MOBERLY — Two state lawmakers serving on committees examining Medicaid reform options for the state legislature predicted Tuesday night the General Assembly will not pass expansion legislation in the upcoming session.
“I will stand and filibuster expansion of Medicaid until I can’t stand any longer,” said Sen. Rob Schaaf, R-St. Joseph. “And I know other senators who would do the same.”
Sen. Rob Schaaf, who has been a family physician in northwest Missouri for nearly 30 years, told a crowd in Moberly his plan for improving health care:
1. Make insurance premiums universally deductible, regardless of where the plan comes from.
2. Provide catastrophic coverage, but not coverage of every cholesterol test or doctor's visit.
3. Put transparency into the health care market by making prices more available to patients.
4. End "roadblocks to competition" like the Certificate of Need Commission that approves of hospitals.
5. Tort reform at the national level that protects doctors from lawsuits and reduced the costs of defensive medicine.
6. Campaign finance reform that ends "the rent-seeking behavior" of special interests.
Rep. Noel Torpey, R-Independence, and the vice-chair of the House Interim Committee on Medicaid Transformation, said though a bill would likely be presented to the House, he also thought it faced obstacles.
“With term limits and in an election year, on the House side, I think it’s highly unlikely that we expand Medicaid,” Torpey said. He added that he had heard from senators who, like Schaaf, “don’t want any part of Medicaid expansion.”
Schaaf and Torpey addressed an audience of more than 35 people, who gathered Tuesday night at Nelly’s restaurant in southern Moberly for a country-style buffet dinner. The Randolph County Pachyderms Club hosted the event.
Both legislators serve on committees that have held meetings this fall to hear testimony on the Medicaid system.

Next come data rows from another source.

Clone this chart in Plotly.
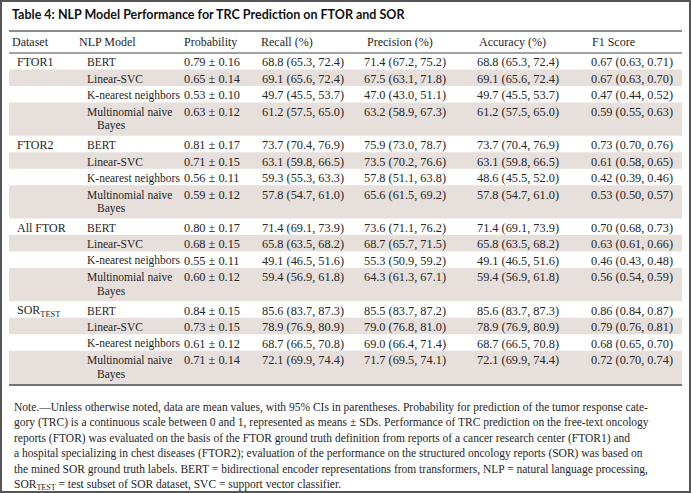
import plotly.graph_objects as go

title = "Table 4: NLP Model Performance for TRC Prediction on FTOR and SOR"
headers = ["Dataset", "NLP Model", "Probability", "Recall (%)", "Precision (%)", "Accuracy (%)", "F1 Score"]

datasets = ["FTOR1", "FTOR2", "All FTOR", "SOR<sub>TEST</sub>"]
models = ["BERT", "Linear-SVC", "K-nearest neighbors", "Multinomial naive<br>Bayes"]

probability = [
    "0.79 ± 0.16", "0.65 ± 0.14", "0.53 ± 0.10", "0.63 ± 0.12",
    "0.81 ± 0.17", "0.71 ± 0.15", "0.56 ± 0.11", "0.59 ± 0.12",
    "0.80 ± 0.17", "0.68 ± 0.15", "0.55 ± 0.11", "0.60 ± 0.12",
    "0.84 ± 0.15", "0.73 ± 0.15", "0.61 ± 0.12", "0.71 ± 0.14",
]
recall = [
    "68.8 (65.3, 72.4)", "69.1 (65.6, 72.4)", "49.7 (45.5, 53.7)", "61.2 (57.5, 65.0)",
    "73.7 (70.4, 76.9)", "63.1 (59.8, 66.5)", "59.3 (55.3, 63.3)", "57.8 (54.7, 61.0)",
    "71.4 (69.1, 73.9)", "65.8 (63.5, 68.2)", "49.1 (46.5, 51.6)", "59.4 (56.9, 61.8)",
    "85.6 (83.7, 87.3)", "78.9 (76.9, 80.9)", "68.7 (66.5, 70.8)", "72.1 (69.9, 74.4)",
]
precision = [
    "71.4 (67.2, 75.2)", "67.5 (63.1, 71.8)", "47.0 (43.0, 51.1)", "63.2 (58.9, 67.3)",
    "75.9 (73.0, 78.7)", "73.5 (70.2, 76.6)", "57.8 (51.1, 63.8)", "65.6 (61.5, 69.2)",
    "73.6 (71.1, 76.2)", "68.7 (65.7, 71.5)", "55.3 (50.9, 59.2)", "64.3 (61.3, 67.1)",
    "85.5 (83.7, 87.2)", "79.0 (76.8, 81.0)", "69.0 (66.4, 71.4)", "71.7 (69.5, 74.1)",
]
accuracy = [
    "68.8 (65.3, 72.4)", "69.1 (65.6, 72.4)", "49.7 (45.5, 53.7)", "61.2 (57.5, 65.0)",
    "73.7 (70.4, 76.9)", "63.1 (59.8, 66.5)", "48.6 (45.5, 52.0)", "57.8 (54.7, 61.0)",
    "71.4 (69.1, 73.9)", "65.8 (63.5, 68.2)", "49.1 (46.5, 51.6)", "59.4 (56.9, 61.8)",
    "85.6 (83.7, 87.3)", "78.9 (76.9, 80.9)", "68.7 (66.5, 70.8)", "72.1 (69.9, 74.4)",
]
f1 = [
    "0.67 (0.63, 0.71)", "0.67 (0.63, 0.70)", "0.47 (0.44, 0.52)", "0.59 (0.55, 0.63)",
    "0.73 (0.70, 0.76)", "0.61 (0.58, 0.65)", "0.42 (0.39, 0.46)", "0.53 (0.50, 0.57)",
    "0.70 (0.68, 0.73)", "0.63 (0.61, 0.66)", "0.46 (0.43, 0.48)", "0.56 (0.54, 0.59)",
    "0.86 (0.84, 0.87)", "0.79 (0.76, 0.81)", "0.68 (0.65, 0.70)", "0.72 (0.70, 0.74)",
]
note_lines = [
    "Note.—Unless otherwise noted, data are mean values, with 95% CIs in parentheses. Probability for prediction of the tumor response cate-",
    "gory (TRC) is a continuous scale between 0 and 1, represented as means ± SDs. Performance of TRC prediction on the free-text oncology",
    "reports (FTOR) was evaluated on the basis of the FTOR ground truth definition from reports of a cancer research center (FTOR1) and",
    "a hospital specializing in chest diseases (FTOR2); evaluation of the performance on the structured oncology reports (SOR) was based on",
    "the mined SOR ground truth labels. BERT = bidirectional encoder representations from transformers, NLP = natural language processing,",
    "SOR<sub>TEST</sub> = test subset of SOR dataset, SVC = support vector classifier.",
]

# ---- layout constants ----
W, H = 691, 493
LEFT, RIGHT = 9, 682
SERIF = "Liberation Serif, Times New Roman, serif"
TXT = "#262626"
SHADE = "#e6dfdb"
FS = 11.5       # text cells
FS_NUM = 12.3   # numeric cells
FS_HEAD = 12
col_x = [10, 77, 182, 259, 365, 477, 590]
val_x = [15, 85, 182, 260, 362, 475, 589]
header_y = 42
header_line = 53
single_h = 16.5
double_h = 33.25
line_gap = 14

fig = go.Figure()
shapes = []
ann = []

# outer border
shapes.append(dict(type="rect", x0=1, x1=W - 1, y0=1, y1=H - 1, line=dict(color="#555555", width=2)))
# title
ann.append(dict(x=10, y=14, text="<b>" + title + "</b>", xanchor="left", yanchor="middle",
                font=dict(family="Lato", size=12.5, color="#111111")))
shapes.append(dict(type="line", x0=LEFT, x1=RIGHT, y0=31, y1=31, line=dict(color="#8c8c8c", width=2)))
# headers
for x, h in zip(col_x, headers):
    ann.append(dict(x=x, y=header_y, text=h, xanchor="left", yanchor="middle",
                    font=dict(family=SERIF, size=FS_HEAD, color=TXT)))
shapes.append(dict(type="line", x0=LEFT, x1=RIGHT, y0=header_line, y1=header_line,
                   line=dict(color="#444444", width=1)))

cols = [probability, recall, precision, accuracy, f1]
y = header_line
k = 0
for g, ds in enumerate(datasets):
    for m, model in enumerate(models):
        hgt = double_h if m == len(models) - 1 else single_h
        if m % 2 == 1:
            shapes.append(dict(type="rect", x0=LEFT, x1=RIGHT, y0=y, y1=y + hgt,
                               fillcolor=SHADE, line=dict(width=0), layer="below"))
        yc = y + single_h / 2 + 1
        if m == 0:
            ann.append(dict(x=val_x[0], y=yc, text=ds, xanchor="left", yanchor="middle",
                            font=dict(family=SERIF, size=FS_HEAD, color=TXT)))
        parts = model.split("<br>")
        ann.append(dict(x=val_x[1], y=yc, text=parts[0], xanchor="left", yanchor="middle",
                        font=dict(family=SERIF, size=FS, color=TXT)))
        if len(parts) > 1:
            ann.append(dict(x=val_x[1] + 10, y=yc + line_gap, text=parts[1], xanchor="left",
                            yanchor="middle", font=dict(family=SERIF, size=FS, color=TXT)))
        for ci, col in enumerate(cols):
            ann.append(dict(x=val_x[ci + 2], y=yc, text=col[k], xanchor="left", yanchor="middle",
                            font=dict(family=SERIF, size=FS_NUM, color=TXT)))
        y += hgt
        k += 1

shapes.append(dict(type="line", x0=LEFT, x1=RIGHT, y0=y + 1, y1=y + 1, line=dict(color="#444444", width=1.5)))

note_y0 = 407
note_gap = 15.5
for i, line in enumerate(note_lines):
    ann.append(dict(x=12, y=note_y0 + i * note_gap, text=line, xanchor="left", yanchor="middle",
                    font=dict(family=SERIF, size=11.5, color=TXT)))

for a in ann:
    a.update(xref="x", yref="y", showarrow=False)

fig.update_layout(
    width=W, height=H, margin=dict(l=0, r=0, t=0, b=0),
    paper_bgcolor="white", plot_bgcolor="white",
    xaxis=dict(range=[0, W], visible=False, fixedrange=True),
    yaxis=dict(range=[H, 0], visible=False, fixedrange=True),
    shapes=shapes, annotations=ann, showlegend=False,
)
fig.write_html("out.html", config={"displayModeBar": False},
               post_script="document.body.style.margin='0px';document.body.style.overflow='hidden';")
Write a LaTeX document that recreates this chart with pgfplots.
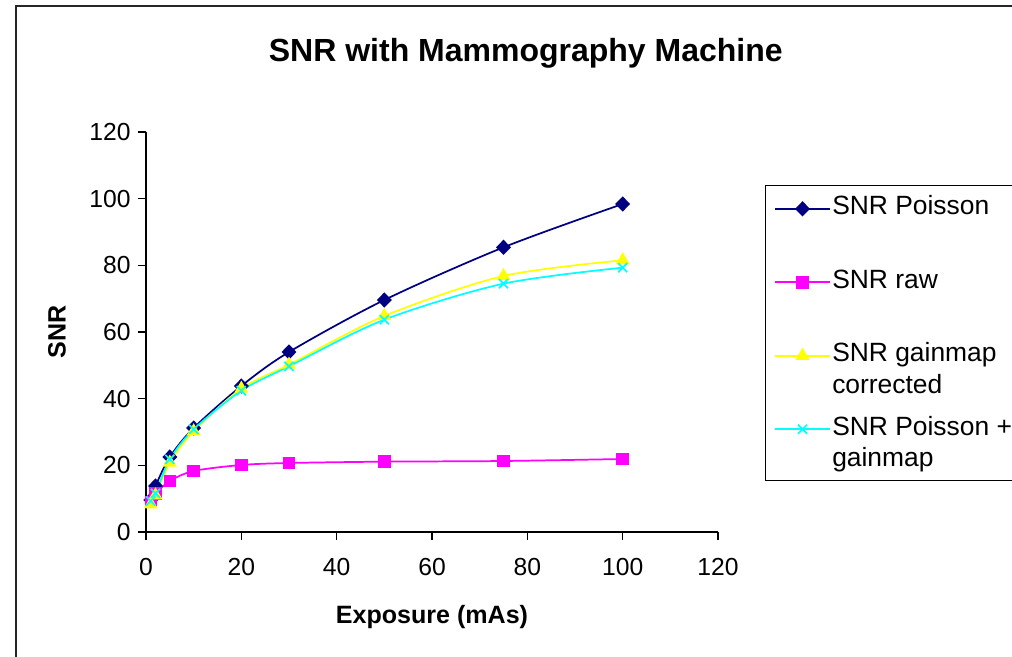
\documentclass[border=0pt]{standalone}
\usepackage{fontspec}
\setmainfont{Liberation Sans}
\usepackage{pgfplots}
\pgfplotsset{compat=1.18}
\definecolor{snrnavy}{RGB}{0,0,128}
\definecolor{snrmag}{RGB}{255,0,255}
\definecolor{snryel}{RGB}{255,255,0}
\definecolor{snrcyan}{RGB}{0,255,255}
\newcommand{\lgent}[1]{\smash{\begin{tabular}[t]{@{}l@{}}#1\end{tabular}}}
\begin{document}
\begin{tikzpicture}
\useasboundingbox (0,0) rectangle (759pt,492pt);
\draw[black!85, line width=0.9pt] (12pt,-20pt) -- (12pt,487.5pt) -- (800pt,487.5pt);
\begin{axis}[
  at={(109.5pt,93pt)}, anchor=south west,
  scale only axis, width=429pt, height=300pt,
  xmin=0, xmax=120, ymin=0, ymax=120,
  xtick={0,20,...,120}, ytick={0,20,...,120},
  axis x line*=bottom, axis y line*=left,
  axis line style={-, black, line width=0.8pt},
  tick align=outside, major tick length=6pt,
  tick style={black, line width=0.8pt},
  tick label style={font=\fontsize{18.5}{20}\selectfont},
  yticklabel style={xshift=-2pt},
  xticklabel style={yshift=-10.5pt},
  /pgf/number format/assume math mode=true,
  every axis title shift=0pt,
  title={\textbf{SNR with Mammography Machine}},
  title style={at={(0.664,1.1758)}, anchor=base, font=\fontsize{24}{26}\selectfont},
  xlabel={\textbf{Exposure (mAs)}},
  xlabel style={at={(0.5,-0.2125)}, anchor=center, font=\fontsize{18.8}{20}\selectfont},
  ylabel={\textbf{SNR}},
  ylabel style={at={(-0.1556,0.5)}, anchor=center, font=\fontsize{18.8}{20}\selectfont},
  legend style={at={(1.0822,0.8675)}, anchor=north west, draw=black, line width=0.75pt,
     font=\fontsize{19.8}{23.8}\selectfont, inner xsep=6.5pt, inner ysep=6pt,
     row sep=11.3pt, column sep=1pt,
     nodes={inner sep=0pt, text height=16pt, text depth=27.8pt},
     cells={anchor=base west}},
  legend image code/.code={\draw[mark repeat=2, mark phase=2, #1] plot coordinates {(0pt,4.5pt) (20.6pt,4.5pt) (41.25pt,4.5pt)};},
]
\addplot[snrnavy, line width=1.3pt, smooth, mark=diamond*, mark size=4.8pt, mark options={solid, xscale=1.3}] coordinates {
(1,9.6) (2,13.8) (5,22.5) (10,31.2) (20,43.8) (30,54.0) (50,69.6) (75,85.4) (100,98.4)};
\addlegendentry{\lgent{SNR Poisson}}
\addplot[snrmag, line width=1.3pt, smooth, mark=square*, mark size=4pt, mark options={solid}] coordinates {
(1,9.0) (2,11.5) (5,15.3) (10,18.3) (20,20.1) (30,20.7) (50,21.1) (75,21.3) (100,21.9)};
\addlegendentry{\lgent{SNR raw}}
\addplot[snryel, line width=1.3pt, smooth, mark=triangle*, mark size=4.8pt, mark options={solid}] coordinates {
(1,8.3) (2,11.0) (5,20.8) (10,30.2) (20,43.0) (30,50.2) (50,64.8) (75,76.8) (100,81.5)};
\addlegendentry{\lgent{SNR gainmap\\corrected}}
\addplot[snrcyan, line width=1.3pt, smooth, mark=x, mark size=4.8pt, mark options={solid, line width=1.3pt}] coordinates {
(1,9.3) (2,11.6) (5,21.8) (10,30.8) (20,42.4) (30,49.7) (50,63.7) (75,74.5) (100,79.3)};
\addlegendentry{\lgent{SNR Poisson +\\gainmap}}
\end{axis}
\end{tikzpicture}
\end{document}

While most witnesses have voiced support for Medicaid expansion, many of the legislators have remained quiet during the hearings, listening attentively.
Torpey said he was still open to the possibility of expansion, as long as the right reforms were made. He said he wanted to see reforms that make eligible recipients “put skin in the game."
He pointed to states such as Iowa and Arkansas that have developed Medicaid systems that increase the number of eligible citizens and help subsidize private plans for a portion of the new Medicaid recipients.
The new U.S. health care law allows states to expand Medicaid eligible recipients to 138 percent of the federal poverty line — about $32,000 for a family of four. Expanded coverage would be fully funded by the federal government until 2016, when the state begins to gradually pick up a share of the costs. Beginning in 2020, the federal government would pay 90 percent of expanded Medicaid costs, and the state would shoulder 10 percent.
The Missouri General Assembly debated but did not pass expansion legislation last session. Missouri is among 25 states that have not moved forward with Medicaid expansion, according to a Tuesday report from the Kaiser Family Foundation.
Nationwide, 4.8 million uninsured adults may fall into a “coverage gap” of earning too much to qualify for Medicaid but not enough to qualify for tax credits through new federal exchanges, according to the report. As many as 200,000 Missouri residents fall into the "coverage gap."
When Schaaf asked the crowd who was in favor of expansion, Diane Noah of Moberly was alone in raising her hand.
“I don’t want to give (people) everything when they are able-bodied, but anyone in this room could be on Medicaid a year from now,” she told the crowd. “I’ve seen it happen to very prominent people — life happens.”
Randolph County Clerk Will Ellis said the county usually sees premiums for county employees’ health insurance increase by about 5 percent each year, but he expects larger increases this year and attributes them to the health care law. The county provides United HealthCare coverage to its 90 employees.
Ellis said Randolph County officials expect the county's share of premium for its employees to increase by more than 14 percent for next year because of new fees under the health care law, including more than 7 percent for a transitional reinsurance fee and 4 percent for an out of pocket maximum fee.
“That’s $70,000 the county will have to pay that is hasn’t paid before,” Ellis said.